The request followed a lower court’s decision on Tuesday to block the latest effort by state officials to put in place a redrawn map that aims to flip a U.S. House of Representatives district currently held by a Black Democratic congressman to the Republicans.
Black voters typically support Democratic candidates. Republicans are defending narrow majorities in the House and Senate in the midterms.
Alabama Republicans asked the Supreme Court to lift the judicial block put in place on Tuesday by a federal three-judge panel that found the Republican-backed map likely discriminated against Black voters and could not be used for the 2026 elections.
The Alabama Republicans argued in their filing to the justices that voters would face “irreparable harm” if the state is required to use a map approved by the lower court instead of theirs.
“Worse still, voters will be forced to vote under a court-drawn racially gerrymandered map that does not meet Alabama’s legitimate districting goals,” they wrote.
Gerrymandering involves the manipulation of the geographical boundaries of electoral districts to marginalize a certain set of voters and increase the influence of others.
The request by Alabama came amid a new and frenzied round of congressional redistricting that has unfolded across the South, as Republican-led states have scrambled to take advantage of an April Supreme Court decision that severely weakened the Voting Rights Act, a 1965 law intended to prevent discrimination in voting.

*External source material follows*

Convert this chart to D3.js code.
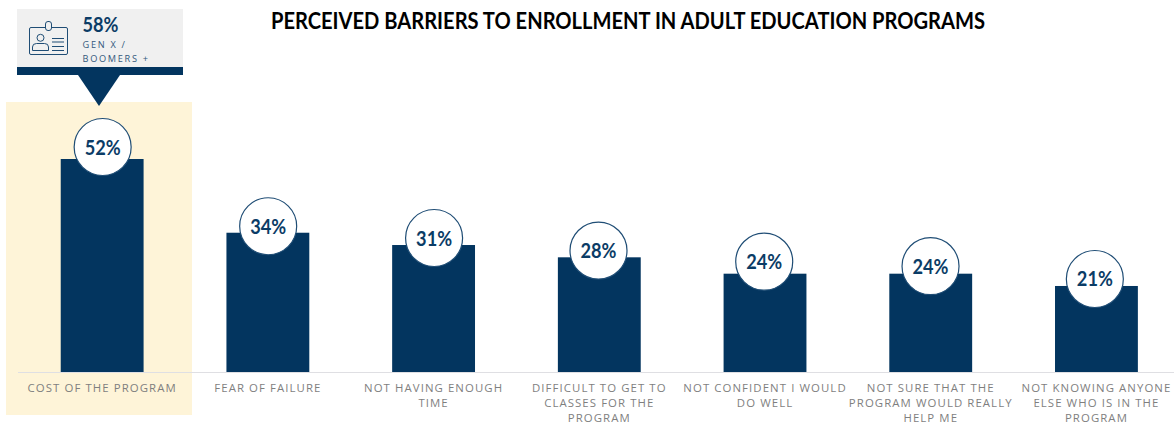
<!DOCTYPE html>
<html>
<head>
<meta charset="utf-8">
<script src="https://cdnjs.cloudflare.com/ajax/libs/d3/7.8.5/d3.min.js"></script>
<style>
html,body{margin:0;padding:0;background:#fff;}
svg{display:block;}
.cat{font-family:"Open Sans",sans-serif;font-size:11.4px;letter-spacing:1.08px;fill:#7f7f7f;text-anchor:middle;}
.val{font-family:Lato,sans-serif;font-weight:700;font-size:20px;fill:#0b3c66;text-anchor:middle;}
</style>
</head>
<body>
<svg id="chart" width="1174" height="425"></svg>
<script>
const chartTitle = "PERCEIVED BARRIERS TO ENROLLMENT IN ADULT EDUCATION PROGRAMS";
const categories = ["Cost","Fear","Time","Access","Confidence","Benefit","Peers"];
const values = [52, 34, 31, 28, 24, 24, 21];
const categoryLines = [
  ["COST OF THE PROGRAM"],
  ["FEAR OF FAILURE"],
  ["NOT HAVING ENOUGH","TIME"],
  ["DIFFICULT TO GET TO","CLASSES FOR THE","PROGRAM"],
  ["NOT CONFIDENT I WOULD","DO WELL"],
  ["NOT SURE THAT THE","PROGRAM WOULD REALLY","HELP ME"],
  ["NOT KNOWING ANYONE","ELSE WHO IS IN THE","PROGRAM"]
];
// hand-placed badge nudges relative to each bar's top centre, in pixels
const badgeLift = [12, 6.5, 7, 6.7, 12, 7.5, 7];
const badgeShift = [0.5, 0.3, 0.5, -0.8, -0.8, -0.2, -1.6];
const calloutValue = "58%";
const calloutLines = ["GEN X /","BOOMERS +"];

const navy = "#03355f";
const svg = d3.select("#chart");

const x = d3.scaleBand().domain(categories).range([19.3,1179.3]).paddingInner(0.5).paddingOuter(0.25);
const y = d3.scaleLinear().domain([0,52]).range([372,159]);

// highlight panel behind the first category
svg.append("rect").attr("x",6).attr("y",102).attr("width",186).attr("height",313).attr("fill","#fef4d8");

// baseline
svg.append("line").attr("x1",18).attr("x2",1174).attr("y1",372.5).attr("y2",372.5)
  .attr("stroke","#dfdfe3").attr("stroke-width",1);

svg.append("text").attr("x",628).attr("y",28.5).attr("text-anchor","middle")
  .attr("font-family","Lato,sans-serif").attr("font-weight",700).attr("font-size",22)
  .attr("textLength",714).attr("lengthAdjust","spacingAndGlyphs")
  .attr("fill","#000").text(chartTitle);

// bars
svg.selectAll("rect.bar").data(values).join("rect").attr("class","bar")
  .attr("x",(d,i)=>x(categories[i])).attr("width",x.bandwidth())
  .attr("y",d=>y(d)).attr("height",d=>y(0)-y(d)).attr("fill",navy);

// value badges
const badges = svg.selectAll("g.badge").data(values).join("g").attr("class","badge")
  .attr("transform",(d,i)=>`translate(${x(categories[i])+x.bandwidth()/2+badgeShift[i]},${y(d)-badgeLift[i]})`);
badges.append("circle").attr("r",28.5).attr("fill","#fff").attr("stroke","#1f4d75").attr("stroke-width",1.2);
badges.append("text").attr("class","val").attr("y",7.5)
  .attr("textLength",36).attr("lengthAdjust","spacingAndGlyphs").text(d=>d+"%");

// category labels
svg.selectAll("text.cat").data(categoryLines).join("text").attr("class","cat")
  .attr("transform",(d,i)=>`translate(${x(categories[i])+x.bandwidth()/2},391.5)`)
  .each(function(lines){
    d3.select(this).selectAll("tspan").data(lines).join("tspan")
      .attr("x",0).attr("y",(l,j)=>j*15).text(l=>l);
  });

// callout above the highlighted category
const callout = svg.append("g");
callout.append("rect").attr("x",17).attr("y",9).attr("width",166).attr("height",58).attr("fill","#f0f0f0");
callout.append("rect").attr("x",17).attr("y",67).attr("width",166).attr("height",8).attr("fill",navy);
callout.append("path").attr("d","M78,75L120,75L99,106Z").attr("fill",navy);
callout.append("text").attr("x",82.5).attr("y",32).attr("font-family","Lato,sans-serif")
  .attr("font-weight",700).attr("font-size",20).attr("textLength",36).attr("lengthAdjust","spacingAndGlyphs")
  .attr("fill","#0b3c66").text(calloutValue);
callout.selectAll("text.sub").data(calloutLines).join("text").attr("class","sub")
  .attr("x",82.5).attr("y",(d,i)=>47.5+i*14).attr("font-family","'Open Sans',sans-serif")
  .attr("font-size",9.2).attr("letter-spacing",1.7).attr("fill","#33587c").text(d=>d);

// ID badge icon
const icon = callout.append("g").attr("fill","none").attr("stroke","#1f4d75").attr("stroke-width",1);
icon.append("rect").attr("x",29.5).attr("y",27.5).attr("width",38).attr("height",27).attr("rx",1.5);
icon.append("rect").attr("x",45.5).attr("y",21.5).attr("width",6).attr("height",9).attr("rx",2.5).attr("fill","#f0f0f0");
icon.append("circle").attr("cx",40.5).attr("cy",37.8).attr("r",3.5);
icon.append("path").attr("d","M32.5,50.5L32.5,47Q32.5,43.5 36.5,43.5L44.5,43.5Q48.5,43.5 48.5,47L48.5,50.5Z");
icon.selectAll("line").data([38.5,42,46.5,50.5]).join("line")
  .attr("x1",52).attr("x2",64).attr("y1",d=>d).attr("y2",d=>d);
</script>
</body>
</html>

Tennessee already has approved a new map that broke up a majority-Black, Democratic-held district based in Memphis, while Louisiana is advancing a plan to eliminate one of two districts with sizable Black populations in that state.
In a rare break with Trump by members of his own party, however, several Republican state senators in South Carolina voted with Democrats on Tuesday to abandon a new map aimed at dismantling the U.S. House district held by congressman James Clyburn, a Black Democrat first elected to the seat more than three decades ago.
Litigation over Alabama’s congressional map has ricocheted between the Supreme Court and the federal three-judge panel in recent years.
Republican state legislators are trying to return to a map they approved in 2023 that the same three-judge panel previously had deemed discriminatory. That map would drop the number of districts where Black voters comprise a majority or near-majority from two to one out of the state’s seven U.S. House districts. Black people make up about a quarter of Alabama’s population.
On May 11, the Supreme Court granted the state’s request to lift the lower court’s prior ruling blocking Alabama from using the map.
In a dissent, the Supreme Court’s three liberal justices suggested that the three-judge panel could reapply its judicial block to the map preferred by Alabama Republicans, which would dismantle a U.S. House district currently represented by congressman Shomari Figures, who is Black. The three-judge panel on Tuesday did exactly that, prompting Alabama officials to go to the Supreme Court.
In a process called redistricting, the boundaries of legislative districts across the United States are reconfigured to reflect population changes as measured by the national U.S. census every 10 years. Redistricting traditionally has been carried out by state legislatures at the start of each new decade, making the mid-decade redistricting fight now unfolding highly unusual.
Trump ignited the current battle last year by pushing Republican-governed Texas to redraw its electoral map in a bid to flip five Democratic-held U.S. House seats, setting off similar efforts in a number of other Republican- and Democratic-led states.